Aber die Möglichkeit, dass es inhaltliche Überschneidungen geben kann, lässt sich doch gar nicht ausschließen.
Wir haben es damit zu tun, dass alles, was sich dem liberalen Kanon entzieht, unter dem Begriff Querfront rubriziert wird. Dadurch wird der Vorwurf beliebig.
Haben Sie dafür ein Beispiel?
Die Kritik an den Montagsmahnwachen, die sich gegen den Krieg in Syrien und in der Ukraine wandten. Dort wurden teilweise pro-russische Positionen laut und tatsächlich haben dort einige Leute auch antisemitische Verschwörungstheorien verbreitet.
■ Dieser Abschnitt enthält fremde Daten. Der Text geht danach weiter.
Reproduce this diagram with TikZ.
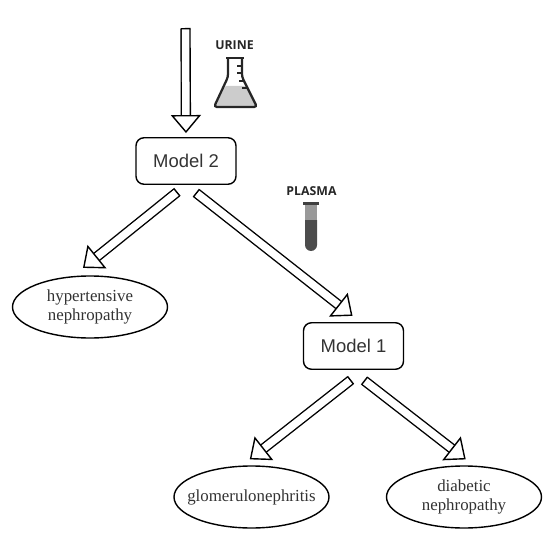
\documentclass[tikz,border=0pt]{standalone}
\usepackage{fontspec}
\setmainfont{Liberation Serif}
\newfontfamily\modelfont{Liberation Sans}
\newfontfamily\labelfont{Open Sans}
\usetikzlibrary{arrows.meta,shapes.geometric}
\begin{document}
\begin{tikzpicture}[m/.style={draw,rectangle,rounded corners=0.16cm,minimum width=2cm,minimum height=0.93cm,inner sep=0pt,line width=0.8pt,font=\modelfont\fontsize{10.5}{12}\selectfont,text=black!80},d/.style={draw,ellipse,minimum width=3.1cm,minimum height=1.24cm,inner sep=0pt,line width=0.8pt,align=center,font=\fontsize{9.6}{11}\selectfont,text=black!80},t/.style={font=\labelfont\bfseries\fontsize{7}{8}\selectfont,text=black!85},blockarrow/.style={draw=black,line width=0.8pt,double=white,double distance=0.15cm,{Bar[width=0.2cm,line width=0.8pt]}-{Triangle[length=0.36cm,width=0.6cm,fill=white,line width=0.8pt]}}]
\useasboundingbox (0,0) rectangle (11,10.76);
\node[m] (M2) at (3.72,7.54) {Model 2};
\node[m] (M1) at (7.07,3.84) {Model 1};
\node[d] (HN) at (1.80,4.62) {hypertensive\\nephropathy};
\node[d] (GN) at (5.03,0.82) {\makebox[0pt]{glomerulonephritis}};
\node[d] (DN) at (9.28,0.82) {diabetic\\nephropathy};
\node[t] (U) at (4.69,9.86) {URINE};
\node[t] (P) at (6.23,6.94) {PLASMA};
\coordinate (IN) at (3.71,10.2);
\draw[blockarrow,shorten >=0.08cm] (IN)--(M2.north);
\draw[blockarrow,shorten <=0.22cm,shorten >=0.26cm] (M2.south)--(HN.119.5);
\draw[blockarrow,shorten <=0.25cm,shorten >=0.2cm] (M2.south)--(M1.74);
\draw[blockarrow,shorten <=0.32cm,shorten >=0.2cm] (M1.-67.6)--(GN.107);
\draw[blockarrow,shorten <=0.34cm,shorten >=0.2cm] (M1.-97)--(DN.73);
\fill[black!20,rounded corners=0.06cm] (4.476,9.04)--(4.28,8.62)--(5.14,8.62)--(4.93,9.04)--cycle;
\draw[line width=0.045cm,black!85,rounded corners=0.06cm] (4.56,9.6)--(4.56,9.22)--(4.28,8.62)--(5.14,8.62)--(4.84,9.22)--(4.84,9.6);
\draw[line width=0.045cm,black!85] (4.52,9.6)--(4.88,9.6);
\draw[line width=0.04cm,black!85] (4.84,9.44)--(4.74,9.44);
\draw[line width=0.04cm,black!85] (4.84,9.3)--(4.74,9.3);
\draw[line width=0.04cm,black!85] (4.89,9.14)--(4.77,9.14);
\draw[line width=0.04cm,black!85] (4.96,9.0)--(4.83,9.0);
\fill[black!40] (6.10,6.66) rectangle (6.34,6.36);
\fill[black!70] (6.10,6.36)--(6.10,5.86) arc[start angle=180,end angle=360,radius=0.12]--(6.34,6.36)--cycle;
\fill[black!75] (6.06,6.66) rectangle (6.38,6.72);
\end{tikzpicture}
\end{document}
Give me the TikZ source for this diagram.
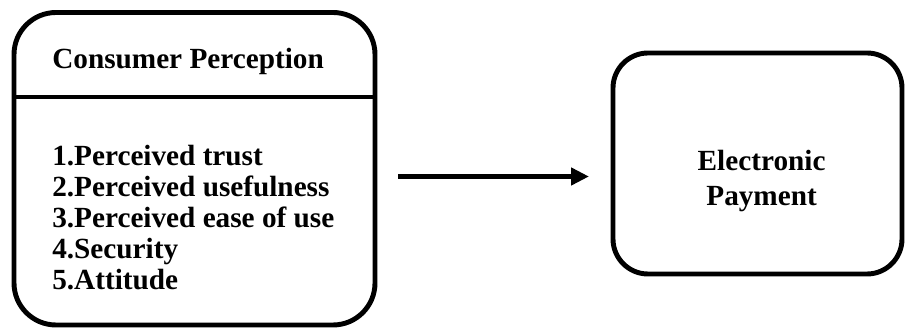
\documentclass[tikz,border=0pt]{standalone}
\usepackage{fontspec}
\setmainfont{Liberation Serif}
\usetikzlibrary{arrows.meta,positioning}

\begin{document}
\begin{tikzpicture}[>=Latex,
        box/.style={draw, line width=3.5pt, inner sep=0pt},
        lbl/.style={inner sep=0pt, font=\fontsize{20.8}{22.05}\selectfont\bfseries}]
    \useasboundingbox (0,0) rectangle (22.65,8.225);

    % left box with header and list
    \node[box, rounded corners=1.05cm, minimum width=9.025cm, minimum height=7.8125cm] (cpbox) at (4.8625,4.00625) {};
    \coordinate (divl) at (0.35,5.8);
    \coordinate (divr) at (9.375,5.8);
    \draw[line width=3.5pt] (divl) -- (divr);
    \node[lbl, anchor=base west] (cptitle) at (1.3,6.5) {Consumer Perception};
    \foreach \i/\txt in {1/Perceived trust,2/Perceived usefulness,3/Perceived ease of use,4/Security,5/Attitude}{
        \node[lbl, anchor=base west] (item\i) at (1.3,{4.075-(\i-1)*0.775}) {\i.\txt};
    }

    % right box
    \node[box, rounded corners=0.875cm, minimum width=7.225cm, minimum height=5.525cm] (epbox) at (18.9375,4.1375) {};
    \node[lbl, anchor=base] (eptop) at (19.04,3.957) {Electronic};
    \node[lbl, anchor=base] (epbot) at (19.04,3.075) {Payment};

    % arrow
    \coordinate (arrs) at (9.95,3.8125);
    \coordinate (arre) at (14.725,3.8125);
    \draw[line width=3.5pt, -{Triangle[length=0.45cm,width=0.425cm]}] (arrs) -- (arre);
\end{tikzpicture}
\end{document}
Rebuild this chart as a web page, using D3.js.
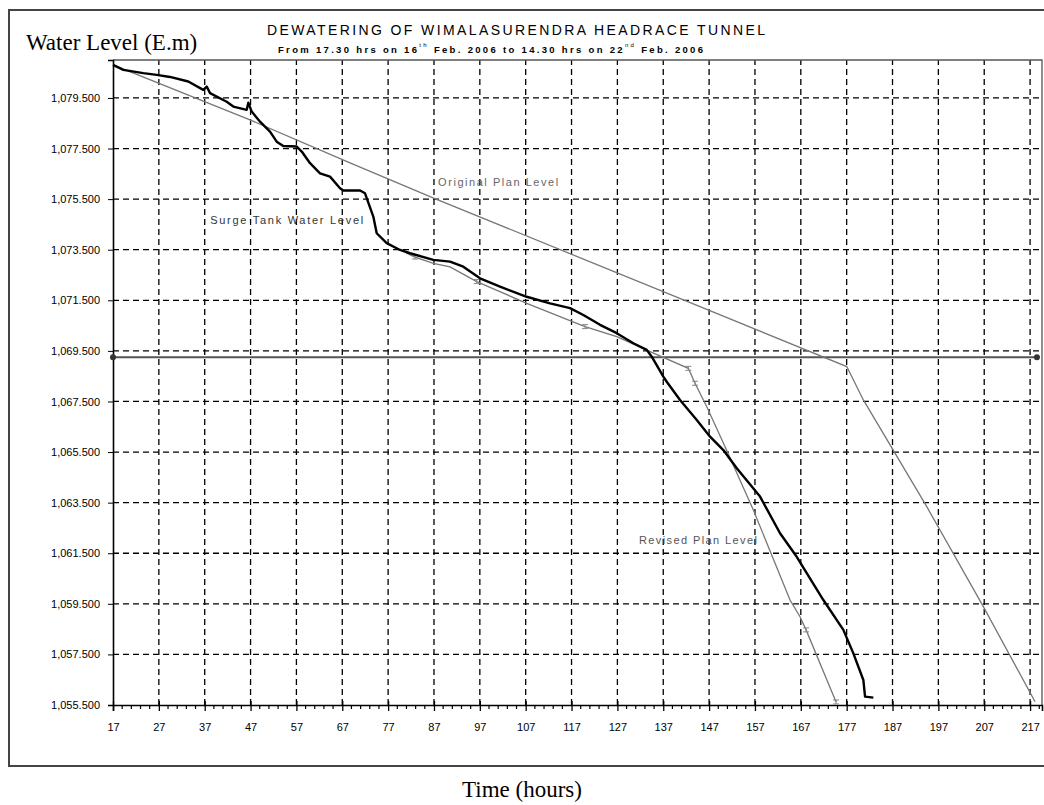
<!DOCTYPE html>
<html>
<head>
<meta charset="utf-8">
<script src="https://cdn.jsdelivr.net/npm/d3@7"></script>
<style>
  body { margin: 0; background: #fff; }
  svg { display: block; }
</style>
</head>
<body>
<div id="chart"></div>
<script>
// hours from start of dewatering / level in m (E.m)
const surgeHours = [17.0, 19.25, 23.61, 26.53, 29.43, 33.42, 36.69, 37.44, 38.16, 41.80, 43.24, 46.16, 46.51, 47.25,
  49.06, 51.24, 52.70, 54.14, 57.06, 58.16, 59.97, 62.15, 64.33, 66.51, 67.23, 70.87, 71.96, 73.77, 74.51,
  76.69, 79.59, 81.78, 86.86, 90.50, 93.40, 97.04, 101.40, 107.23, 112.31, 116.67, 119.57, 123.21, 126.86,
  130.48, 133.40, 134.49, 137.02, 137.76, 140.66, 144.31, 147.21, 150.11, 153.03, 158.11, 162.47, 166.11,
  171.92, 176.28, 178.46, 180.64, 181.01, 182.82];
const surgeLevels = [1080.81, 1080.61, 1080.48, 1080.41, 1080.33, 1080.15, 1079.82, 1079.95, 1079.69, 1079.35, 1079.16,
  1079.03, 1079.31, 1078.96, 1078.56, 1078.17, 1077.77, 1077.60, 1077.58, 1077.38, 1076.92, 1076.52, 1076.39,
  1075.93, 1075.84, 1075.84, 1075.73, 1074.81, 1074.15, 1073.76, 1073.49, 1073.36, 1073.10, 1073.03, 1072.83,
  1072.37, 1072.04, 1071.64, 1071.38, 1071.19, 1070.92, 1070.53, 1070.20, 1069.80, 1069.54, 1069.27, 1068.48,
  1068.28, 1067.56, 1066.77, 1066.11, 1065.58, 1064.86, 1063.74, 1062.29, 1061.36, 1059.65, 1058.47, 1057.54,
  1056.49, 1055.83, 1055.79];

const originalHours = [17.0, 46.88, 68.69, 86.79, 145.02, 177.02, 180.64, 194.47, 206.81, 218.09];
const originalLevels = [1080.81, 1078.63, 1076.93, 1075.55, 1071.25, 1068.88, 1067.56, 1063.34, 1059.39, 1055.63];

const revisedHours = [80.90, 82.87, 86.86, 90.50, 96.32, 107.23, 119.94, 126.86, 134.12, 142.47, 143.93, 146.49,
  150.48, 156.65, 164.65, 166.83, 168.15, 174.69];
const revisedLevels = [1073.37, 1073.21, 1072.96, 1072.82, 1072.24, 1071.38, 1070.46, 1070.06, 1069.47, 1068.81,
  1068.22, 1067.29, 1065.71, 1063.21, 1059.65, 1058.99, 1058.47, 1055.62];
const revisedMarks = [1, 4, 6, 9, 10, 16, 17];

const referenceHours = [17, 218.5];
const referenceLevel = 1069.25;

const yTicks = [1055.5, 1057.5, 1059.5, 1061.5, 1063.5, 1065.5, 1067.5, 1069.5, 1071.5, 1073.5, 1075.5, 1077.5, 1079.5];
const xTicks = d3.range(17, 218, 10);
const xMinorTicks = d3.range(17, 220, 2);

const seriesLabels = [
  { text: 'Surge Tank Water Level', h: 38.2, v: 1074.52, len: 153, color: '#333' },
  { text: 'Original Plan Level', h: 87.9, v: 1076.02, len: 120, color: '#666' },
  { text: 'Revised Plan Level', h: 131.7, v: 1061.87, len: 118, color: '#555' }
];

const W = 1044, H = 805;
const plot = { left: 113, top: 60, right: 1042, bottom: 705 };

const svg = d3.select('#chart').append('svg')
  .attr('width', W)
  .attr('height', H);

const x = d3.scaleLinear().domain([17, 219.6]).range([plot.left, plot.right]);
const y = d3.scaleLinear().domain([1055.5, 1081]).range([plot.bottom, plot.top]);

// outer frame
svg.append('rect')
  .attr('x', 9).attr('y', 10)
  .attr('width', 1040).attr('height', 756)
  .attr('fill', 'none')
  .attr('stroke', '#444')
  .attr('stroke-width', 2);

// titles
svg.append('text')
  .attr('x', 516).attr('y', 35)
  .attr('text-anchor', 'middle')
  .attr('font-family', 'Liberation Sans, Arial, sans-serif')
  .attr('font-size', 14)
  .attr('textLength', 498)
  .attr('lengthAdjust', 'spacing')
  .text('DEWATERING OF WIMALASURENDRA HEADRACE TUNNEL');

const sub = svg.append('text')
  .attr('x', 278).attr('y', 53)
  .attr('font-family', 'Liberation Sans, Arial, sans-serif')
  .attr('font-size', 9.5)
  .attr('font-weight', 'bold')
  .attr('textLength', 425)
  .attr('lengthAdjust', 'spacing');
sub.append('tspan').text('From 17.30 hrs on 16');
sub.append('tspan').attr('dy', -6).attr('font-size', 6).attr('font-weight', 'normal').text('th');
sub.append('tspan').attr('dy', 6).text(' Feb. 2006 to 14.30 hrs on 22');
sub.append('tspan').attr('dy', -6).attr('font-size', 6).attr('font-weight', 'normal').text('nd');
sub.append('tspan').attr('dy', 6).text(' Feb. 2006');

svg.append('text')
  .attr('x', 26).attr('y', 50)
  .attr('font-family', 'Liberation Serif, Times New Roman, serif')
  .attr('font-size', 23)
  .text('Water Level (E.m)');

svg.append('text')
  .attr('x', 522).attr('y', 797)
  .attr('text-anchor', 'middle')
  .attr('font-family', 'Liberation Serif, Times New Roman, serif')
  .attr('font-size', 23)
  .text('Time (hours)');

// grid
const grid = svg.append('g').attr('class', 'grid')
  .attr('stroke', '#000')
  .attr('stroke-width', 1.3)
  .attr('stroke-dasharray', '6,4');

grid.selectAll('.hgrid')
  .data(yTicks.filter(d => d > 1055.5))
  .enter().append('line')
  .attr('x1', plot.left).attr('x2', plot.right)
  .attr('y1', d => y(d)).attr('y2', d => y(d));

grid.selectAll('.vgrid')
  .data(xTicks.filter(d => d > 17))
  .enter().append('line')
  .attr('x1', d => x(d)).attr('x2', d => x(d))
  .attr('y1', plot.bottom).attr('y2', plot.top);

// plot border (top/right)
svg.append('path')
  .attr('d', `M${plot.left},${plot.top}H${plot.right}V${plot.bottom}`)
  .attr('fill', 'none')
  .attr('stroke', '#555')
  .attr('stroke-width', 1.3);

// axes
const yAxis = svg.append('g')
  .attr('transform', `translate(${plot.left},0)`)
  .call(d3.axisLeft(y).tickValues(yTicks).tickSize(5).tickPadding(8).tickFormat(d3.format(',.3f')));
yAxis.select('.domain').attr('stroke-width', 1.6);
yAxis.selectAll('text')
  .attr('font-family', 'Liberation Sans, Arial, sans-serif')
  .attr('font-size', 11)
  .attr('fill', '#000');

const xAxis = svg.append('g')
  .attr('transform', `translate(0,${plot.bottom})`)
  .call(d3.axisBottom(x).tickValues(xTicks).tickSize(6).tickPadding(12).tickFormat(d3.format('d')));
xAxis.select('.domain').attr('stroke-width', 1.6);
xAxis.selectAll('.tick line').attr('y1', -4).attr('stroke-width', 1.3);
xAxis.selectAll('text')
  .attr('font-family', 'Liberation Sans, Arial, sans-serif')
  .attr('font-size', 11)
  .attr('fill', '#000');

xAxis.selectAll('.minor')
  .data(xMinorTicks.filter(d => (d - 17) % 10 !== 0))
  .enter().append('line')
  .attr('class', 'minor')
  .attr('x1', d => x(d)).attr('x2', d => x(d))
  .attr('y1', 0).attr('y2', 4)
  .attr('stroke', '#000')
  .attr('stroke-width', 1.2);

// series
const line = d3.line()
  .x(d => x(d[0]))
  .y(d => y(d[1]));

svg.append('path')
  .datum(referenceHours.map(h => [h, referenceLevel]))
  .attr('d', line)
  .attr('fill', 'none')
  .attr('stroke', '#555')
  .attr('stroke-width', 2);

svg.selectAll('.ref-dot')
  .data(referenceHours)
  .enter().append('circle')
  .attr('cx', d => x(d))
  .attr('cy', y(referenceLevel))
  .attr('r', 3)
  .attr('fill', '#333');

const originalData = originalHours.map((h, i) => [h, originalLevels[i]]);
svg.append('path')
  .datum(originalData)
  .attr('d', line)
  .attr('fill', 'none')
  .attr('stroke', '#777')
  .attr('stroke-width', 1.3);

const revisedData = revisedHours.map((h, i) => [h, revisedLevels[i]]);
svg.append('path')
  .datum(revisedData)
  .attr('d', line)
  .attr('fill', 'none')
  .attr('stroke', '#777')
  .attr('stroke-width', 1.3);

svg.selectAll('.rev-mark')
  .data(revisedMarks.map(i => revisedData[i]))
  .enter().append('path')
  .attr('d', d => {
    const cx = x(d[0]), cy = y(d[1]);
    return `M${cx - 3},${cy - 2}H${cx + 3}M${cx},${cy - 2}V${cy + 2}M${cx - 3},${cy + 2}H${cx + 3}`;
  })
  .attr('stroke', '#888')
  .attr('stroke-width', 1);

const surgeData = surgeHours.map((h, i) => [h, surgeLevels[i]]);
svg.append('path')
  .datum(surgeData)
  .attr('d', line)
  .attr('fill', 'none')
  .attr('stroke', '#000')
  .attr('stroke-width', 2.4)
  .attr('stroke-linejoin', 'round');

// series labels
svg.selectAll('.series-label')
  .data(seriesLabels)
  .enter().append('text')
  .attr('x', d => x(d.h))
  .attr('y', d => y(d.v))
  .attr('font-family', 'Liberation Sans, Arial, sans-serif')
  .attr('font-size', 11)
  .attr('fill', d => d.color)
  .attr('textLength', d => d.len)
  .attr('lengthAdjust', 'spacing')
  .text(d => d.text);
</script>
</body>
</html>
Im Unterschied zur alten Friedensbewegung, in der linke Vorstellungen vorherrschten, war ungerichtet, was dort an Gedanken zirkulierte, politisch nicht so leicht zu fassen. Aber das war keine Querfront in einer organisierten Form. Organisatorisch gibt es für mich so etwas bisher nicht.
Ende 2019 verstarb Hermann L. Gremliza. In den großen Zeitungen erschienen mitunter hymnische Nachrufe. Wie ist die Aufmerksamkeit zu erklären?
Gremliza war, obwohl lange Jahre Sozialdemokrat, immer mehr kommunistischer Linker als Antideutscher. Er spitzte Nationalismus- und Imperialismuskritik auf Deutschland zu. Stilistisch gekonnt – darin wird er der Linken fehlen. Nach dem Zusammenbruch der Sowjetunion wurde dem ehemaligen PLO-Sympathisanten der Staat Israel zum Sowjetunion-Surrogat. Er vertrat wie die Antideutschen eine irrationale Pro-Israel-Haltung, in der Meinung, dadurch Antisemitismus bekämpfen zu können. Für diese unmaterialistische wie unhistorische Haltung wurde der große Publizist interessanterweise in vielen Nachrufen der bundesrepublikanischen Presselandschaft gewürdigt.
Was für eine Wirkung erhoffen Sie sich von der Veröffentlichung Ihres Buches?
Ich verstehe das Buch, jenseits der in ihm formulierten Kritik, als ein Plädoyer für die Erneuerung einer antimilitaristischen und antiimperialistischen Linken, die ihre humanistischen Maßstäbe nicht aufgibt.